While growing up, Alexander had many teachers, one of whom was Aristotle. Aristotle was also born in Macedonia. However, Aristotle lived in Greece for a really long time. He loved the Greeks. He believed in the Greek gods. He knew Greek history and the Greek language and Greek theatre. Aristotle spoke of his admiration for the Greeks many times to his student, the young prince, Alexander.

Alexander grew up dreaming of the day he would be king. When he was king, he too would teach everyone about the Greek culture he had come to know and love so well. Obviously, Aristotle had a great effect on Alexander and what he believed.

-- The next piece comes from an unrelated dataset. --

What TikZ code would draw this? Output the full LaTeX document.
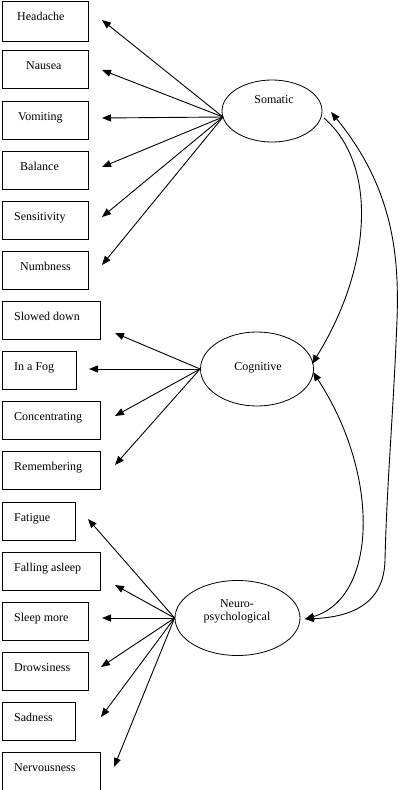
\documentclass[tikz,border=0pt]{standalone}
\usepackage{fontspec}
\setmainfont{Liberation Serif}
\usetikzlibrary{shapes.geometric,arrows.meta}
\begin{document}
\begin{tikzpicture}[x=1pt,y=-1pt,
  box/.style={draw, line width=0.8pt, rectangle, anchor=north west, inner sep=0pt, minimum height=38pt},
  lbl/.style={anchor=base west, inner sep=0pt, font=\fontsize{12}{14}\selectfont},
  flbl/.style={inner sep=0pt, align=center, font=\fontsize{12}{13}\selectfont},
  fac/.style={draw, ellipse, line width=0.8pt, inner sep=0pt},
  ld/.style={line width=0.9pt, -{Triangle[length=9pt,width=7pt]}},
  cor/.style={line width=0.9pt}
]
\useasboundingbox (0,0) rectangle (400,790);
% indicator boxes
\node[box, minimum width=86pt, minimum height=40pt] (b1) at (2,1) {};
\node[box, minimum width=86pt] (b2) at (2,50) {};
\node[box, minimum width=86pt] (b3) at (2,101) {};
\node[box, minimum width=86pt] (b4) at (2,151) {};
\node[box, minimum width=86pt] (b5) at (2,201) {};
\node[box, minimum width=86pt] (b6) at (2,251) {};
\node[box, minimum width=98pt] (b7) at (2,301) {};
\node[box, minimum width=74pt] (b8) at (2,351) {};
\node[box, minimum width=98pt] (b9) at (2,401) {};
\node[box, minimum width=98pt] (b10) at (2,451) {};
\node[box, minimum width=73pt] (b11) at (2,502) {};
\node[box, minimum width=98pt] (b12) at (2,552) {};
\node[box, minimum width=86pt] (b13) at (2,602) {};
\node[box, minimum width=86pt] (b14) at (2,652) {};
\node[box, minimum width=73pt] (b15) at (2,702) {};
\node[box, minimum width=98pt] (b16) at (2,752) {};
% labels
\node[lbl] (t1) at (17,20) {Headache};
\node[lbl] (t2) at (26,69) {Nausea};
\node[lbl] (t3) at (18,120) {Vomiting};
\node[lbl] (t4) at (20,170) {Balance};
\node[lbl] (t5) at (14,220) {Sensitivity};
\node[lbl] (t6) at (20,270) {Numbness};
\node[lbl] (t7) at (14,320) {Slowed down};
\node[lbl] (t8) at (14,370) {In a Fog};
\node[lbl] (t9) at (14,420) {Concentrating};
\node[lbl] (t10) at (14,470) {Remembering};
\node[lbl] (t11) at (14,521) {Fatigue};
\node[lbl] (t12) at (14,571) {Falling asleep};
\node[lbl] (t13) at (14,621) {Sleep more};
\node[lbl] (t14) at (14,671) {Drowsiness};
\node[lbl] (t15) at (14,721) {Sadness};
\node[lbl] (t16) at (14,771) {Nervousness};
% factors
\node[fac, minimum width=100pt, minimum height=62pt] (som) at (272,111) {};
\node[fac, minimum width=113pt, minimum height=74pt] (cog) at (257,369) {};
\node[fac, minimum width=125pt, minimum height=75pt] (neu) at (237.5,618) {};
\node[flbl] (somt) at (274,100) {Somatic};
\node[flbl] (cogt) at (258,368) {Cognitive};
\node[flbl] (neut) at (237,611) {Neuro-\\psychological};
% arrow ends
\coordinate (ssrc) at (223,117);
\coordinate (csrc) at (cog.west);
\coordinate (nsrc) at (neu.west);
\coordinate (p1) at (102,20);
\coordinate (p2) at (102,70);
\coordinate (p3) at (102,118);
\coordinate (p4) at (102,167);
\coordinate (p5) at (102,217);
\coordinate (p6) at (102,265);
\coordinate (p7) at (115,333);
\coordinate (p8) at (89,369);
\coordinate (p9) at (115,416);
\coordinate (p10) at (115,465);
\coordinate (p11) at (88,519);
\coordinate (p12) at (115,585);
\coordinate (p13) at (102,618);
\coordinate (p14) at (101,667);
\coordinate (p15) at (101,717);
\coordinate (p16) at (114,767);
\foreach \i in {1,...,6} \draw[ld] (ssrc) -- (p\i);
\foreach \i in {7,...,10} \draw[ld] (csrc) -- (p\i);
\foreach \i in {11,...,16} \draw[ld] (nsrc) -- (p\i);
% correlations
\coordinate (sA) at (324,118);
\coordinate (cA) at (312,364);
\coordinate (cB) at (313,372);
\coordinate (nB) at (305,619);
\coordinate (sC) at (331,112);
\draw[ld] (sA) .. controls (379,166) and (371,269) .. (cA);
\draw[ld, {Triangle[length=9pt,width=7pt]}-{Triangle[length=9pt,width=7pt]}] (cB) .. controls (381,476) and (377,598) .. (nB);
\draw[ld, {Triangle[length=9pt,width=7pt]}-{Triangle[length=9pt,width=7pt]}] (sC) .. controls (395,190) and (399,260) .. (397,320) .. controls (393,420) and (387,480) .. (385,560) .. controls (384,605) and (350,617) .. (nB);
\end{tikzpicture}
\end{document}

Alexander had other teachers, teachers that taught him how to wage war and how to conquer other people. His teachers tried to teach him that a Macedonian king was not merciful. But Alexander disagreed. When his father died, and Alexander became king, he allowed every culture he conquered the opportunity to rule themselves. All he asked was that they be loyal to Alexander. He taught all the people he conquered about the ancient Greeks - he shared their stories, their myths, their gods, their language - just as he had been taught. It was Alexander who spread the Greek culture throughout the Mediterranean.

Alexander never lost a battle, never, not even one. Alexander and his army conquered the entire Mediterranean region, and even reached into the Indus River region. He probably would have kept going, perhaps all the way to China, but one day, he became ill and died. He was only 32 years old.